* **Given request**
Copy each line of the material below that includes the string "React".

* **Given records**
┌──

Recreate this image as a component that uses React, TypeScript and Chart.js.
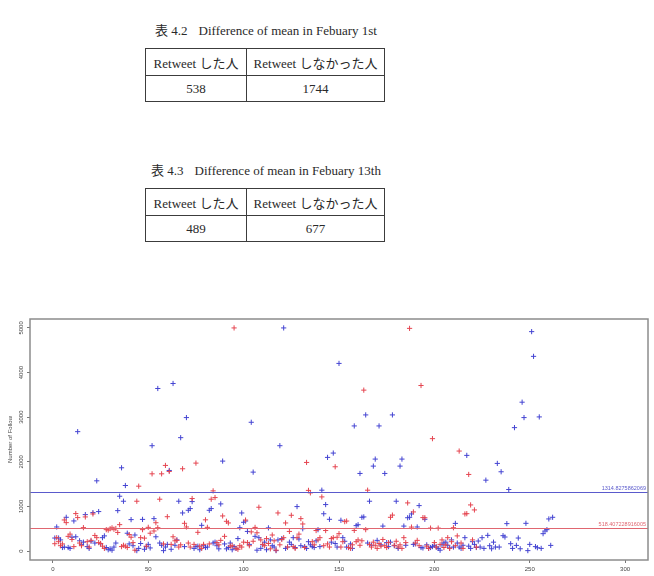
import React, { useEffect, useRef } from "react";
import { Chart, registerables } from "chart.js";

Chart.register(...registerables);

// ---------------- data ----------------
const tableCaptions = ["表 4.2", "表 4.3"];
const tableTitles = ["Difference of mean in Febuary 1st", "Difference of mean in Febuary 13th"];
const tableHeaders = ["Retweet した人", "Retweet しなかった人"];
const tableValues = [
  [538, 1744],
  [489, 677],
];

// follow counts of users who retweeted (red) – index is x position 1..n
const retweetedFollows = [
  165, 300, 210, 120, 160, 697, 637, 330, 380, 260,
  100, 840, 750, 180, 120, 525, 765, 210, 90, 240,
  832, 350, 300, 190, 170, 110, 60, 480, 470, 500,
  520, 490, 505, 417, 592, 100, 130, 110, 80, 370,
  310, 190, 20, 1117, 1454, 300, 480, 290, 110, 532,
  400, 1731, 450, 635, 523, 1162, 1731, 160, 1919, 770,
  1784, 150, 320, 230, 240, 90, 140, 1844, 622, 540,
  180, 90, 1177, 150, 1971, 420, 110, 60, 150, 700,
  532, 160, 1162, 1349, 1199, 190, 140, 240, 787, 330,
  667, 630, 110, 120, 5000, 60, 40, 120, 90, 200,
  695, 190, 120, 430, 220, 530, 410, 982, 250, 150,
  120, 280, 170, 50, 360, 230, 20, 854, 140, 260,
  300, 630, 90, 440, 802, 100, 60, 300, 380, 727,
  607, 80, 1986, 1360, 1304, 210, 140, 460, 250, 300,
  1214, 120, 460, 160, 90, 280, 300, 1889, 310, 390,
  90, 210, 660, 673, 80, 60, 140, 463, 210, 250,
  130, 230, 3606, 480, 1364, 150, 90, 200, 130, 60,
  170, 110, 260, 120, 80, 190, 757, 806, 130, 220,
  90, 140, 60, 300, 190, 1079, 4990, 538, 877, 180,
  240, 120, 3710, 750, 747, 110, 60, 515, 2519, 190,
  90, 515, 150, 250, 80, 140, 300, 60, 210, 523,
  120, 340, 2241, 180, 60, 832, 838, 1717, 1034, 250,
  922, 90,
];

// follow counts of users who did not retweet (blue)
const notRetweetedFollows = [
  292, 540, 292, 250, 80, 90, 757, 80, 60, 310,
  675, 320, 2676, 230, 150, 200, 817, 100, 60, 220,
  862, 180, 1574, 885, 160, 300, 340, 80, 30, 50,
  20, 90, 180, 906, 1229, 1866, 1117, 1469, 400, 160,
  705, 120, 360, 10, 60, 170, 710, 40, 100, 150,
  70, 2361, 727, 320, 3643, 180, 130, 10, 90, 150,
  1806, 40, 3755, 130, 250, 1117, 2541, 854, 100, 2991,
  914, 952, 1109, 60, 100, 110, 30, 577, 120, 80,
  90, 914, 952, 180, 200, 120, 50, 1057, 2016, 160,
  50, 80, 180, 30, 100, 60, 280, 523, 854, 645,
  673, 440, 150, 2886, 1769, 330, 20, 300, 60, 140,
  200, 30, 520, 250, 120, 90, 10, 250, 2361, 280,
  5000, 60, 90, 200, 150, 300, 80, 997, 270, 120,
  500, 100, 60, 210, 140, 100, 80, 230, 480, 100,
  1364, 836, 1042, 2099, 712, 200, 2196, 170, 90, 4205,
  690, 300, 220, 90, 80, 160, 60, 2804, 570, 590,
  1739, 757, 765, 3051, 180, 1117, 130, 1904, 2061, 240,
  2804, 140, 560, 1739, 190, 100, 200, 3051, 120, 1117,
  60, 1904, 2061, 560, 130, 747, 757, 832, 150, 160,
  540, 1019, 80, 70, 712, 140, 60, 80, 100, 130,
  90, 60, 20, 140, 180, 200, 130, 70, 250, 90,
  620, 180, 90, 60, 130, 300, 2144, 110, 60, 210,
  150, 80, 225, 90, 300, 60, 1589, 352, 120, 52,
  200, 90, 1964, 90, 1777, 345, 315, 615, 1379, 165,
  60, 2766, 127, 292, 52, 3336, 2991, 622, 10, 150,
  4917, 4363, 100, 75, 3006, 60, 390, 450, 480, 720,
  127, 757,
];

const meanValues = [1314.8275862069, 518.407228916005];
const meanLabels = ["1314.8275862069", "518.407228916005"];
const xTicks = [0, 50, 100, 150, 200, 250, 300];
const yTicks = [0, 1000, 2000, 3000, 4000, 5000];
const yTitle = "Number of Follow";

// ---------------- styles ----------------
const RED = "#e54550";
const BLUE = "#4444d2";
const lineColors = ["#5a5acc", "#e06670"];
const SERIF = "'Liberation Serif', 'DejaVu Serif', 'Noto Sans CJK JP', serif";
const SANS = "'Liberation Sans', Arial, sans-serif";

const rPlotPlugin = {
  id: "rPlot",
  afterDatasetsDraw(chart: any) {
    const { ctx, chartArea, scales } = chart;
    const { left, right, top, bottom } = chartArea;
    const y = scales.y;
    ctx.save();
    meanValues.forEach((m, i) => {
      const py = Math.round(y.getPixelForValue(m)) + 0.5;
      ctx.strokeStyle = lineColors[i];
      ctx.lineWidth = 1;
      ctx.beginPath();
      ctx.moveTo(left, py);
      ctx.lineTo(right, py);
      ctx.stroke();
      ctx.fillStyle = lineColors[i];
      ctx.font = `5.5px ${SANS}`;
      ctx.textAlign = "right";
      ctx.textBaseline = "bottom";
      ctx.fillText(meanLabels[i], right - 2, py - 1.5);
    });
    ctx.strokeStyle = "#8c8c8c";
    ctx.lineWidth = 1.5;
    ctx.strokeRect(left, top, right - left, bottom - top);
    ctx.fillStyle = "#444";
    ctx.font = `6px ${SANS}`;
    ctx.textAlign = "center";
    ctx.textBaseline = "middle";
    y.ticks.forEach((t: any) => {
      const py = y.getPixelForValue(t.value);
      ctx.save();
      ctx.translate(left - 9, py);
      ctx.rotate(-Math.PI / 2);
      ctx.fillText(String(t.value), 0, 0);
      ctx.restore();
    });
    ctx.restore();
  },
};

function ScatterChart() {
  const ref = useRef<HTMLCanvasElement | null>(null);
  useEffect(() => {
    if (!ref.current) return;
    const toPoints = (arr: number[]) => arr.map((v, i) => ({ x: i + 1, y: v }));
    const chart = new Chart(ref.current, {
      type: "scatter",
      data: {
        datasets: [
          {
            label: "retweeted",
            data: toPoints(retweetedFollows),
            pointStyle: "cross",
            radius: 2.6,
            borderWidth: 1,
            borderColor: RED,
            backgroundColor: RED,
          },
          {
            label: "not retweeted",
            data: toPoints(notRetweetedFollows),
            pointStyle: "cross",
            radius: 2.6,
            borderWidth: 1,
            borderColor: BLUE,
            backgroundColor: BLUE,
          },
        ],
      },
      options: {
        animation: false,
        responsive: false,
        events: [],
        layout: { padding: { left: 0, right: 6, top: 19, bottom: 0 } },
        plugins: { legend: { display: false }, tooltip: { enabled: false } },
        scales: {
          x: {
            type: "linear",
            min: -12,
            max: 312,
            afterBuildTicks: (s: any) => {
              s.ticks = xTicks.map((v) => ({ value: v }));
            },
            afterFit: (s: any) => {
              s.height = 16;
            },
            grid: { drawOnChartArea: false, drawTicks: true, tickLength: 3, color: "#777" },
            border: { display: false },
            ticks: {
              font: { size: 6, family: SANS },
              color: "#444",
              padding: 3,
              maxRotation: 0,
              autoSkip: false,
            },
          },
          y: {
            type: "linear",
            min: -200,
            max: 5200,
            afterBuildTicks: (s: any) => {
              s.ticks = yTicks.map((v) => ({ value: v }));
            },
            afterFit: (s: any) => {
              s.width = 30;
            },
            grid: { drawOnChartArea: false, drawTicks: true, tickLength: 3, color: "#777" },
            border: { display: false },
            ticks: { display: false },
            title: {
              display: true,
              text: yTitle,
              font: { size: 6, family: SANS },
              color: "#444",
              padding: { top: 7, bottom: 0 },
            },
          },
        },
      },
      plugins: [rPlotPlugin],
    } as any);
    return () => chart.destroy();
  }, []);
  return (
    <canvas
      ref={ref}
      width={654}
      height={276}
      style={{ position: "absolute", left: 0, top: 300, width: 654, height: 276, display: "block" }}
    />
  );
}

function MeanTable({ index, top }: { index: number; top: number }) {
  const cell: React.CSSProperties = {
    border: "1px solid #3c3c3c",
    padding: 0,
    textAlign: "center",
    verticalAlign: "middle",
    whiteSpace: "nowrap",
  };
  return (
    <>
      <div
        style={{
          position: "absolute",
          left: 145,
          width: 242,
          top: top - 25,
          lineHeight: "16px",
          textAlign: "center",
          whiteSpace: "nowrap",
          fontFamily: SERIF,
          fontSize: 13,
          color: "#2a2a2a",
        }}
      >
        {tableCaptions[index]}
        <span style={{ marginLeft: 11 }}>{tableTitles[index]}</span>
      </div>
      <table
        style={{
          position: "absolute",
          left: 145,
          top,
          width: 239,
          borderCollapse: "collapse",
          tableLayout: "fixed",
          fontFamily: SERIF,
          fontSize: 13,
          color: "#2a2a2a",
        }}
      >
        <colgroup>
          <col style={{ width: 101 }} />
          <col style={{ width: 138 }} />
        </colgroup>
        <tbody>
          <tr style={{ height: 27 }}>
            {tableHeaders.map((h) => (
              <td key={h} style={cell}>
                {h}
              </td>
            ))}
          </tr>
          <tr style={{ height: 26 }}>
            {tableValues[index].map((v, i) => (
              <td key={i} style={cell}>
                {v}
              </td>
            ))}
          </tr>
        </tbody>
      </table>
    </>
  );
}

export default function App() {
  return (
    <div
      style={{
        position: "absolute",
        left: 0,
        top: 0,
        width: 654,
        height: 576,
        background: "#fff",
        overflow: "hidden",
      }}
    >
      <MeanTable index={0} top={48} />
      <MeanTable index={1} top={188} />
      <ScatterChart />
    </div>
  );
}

└──
┌──

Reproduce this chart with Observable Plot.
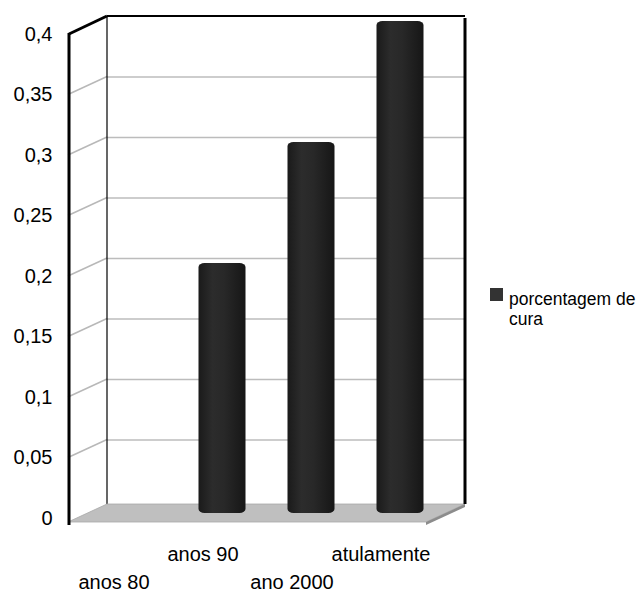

└──

* **Result for this exercise**
Recreate this image as a component that uses React, TypeScript and Chart.js.
import React, { useEffect, useRef } from "react";
  const cell: React.CSSProperties = {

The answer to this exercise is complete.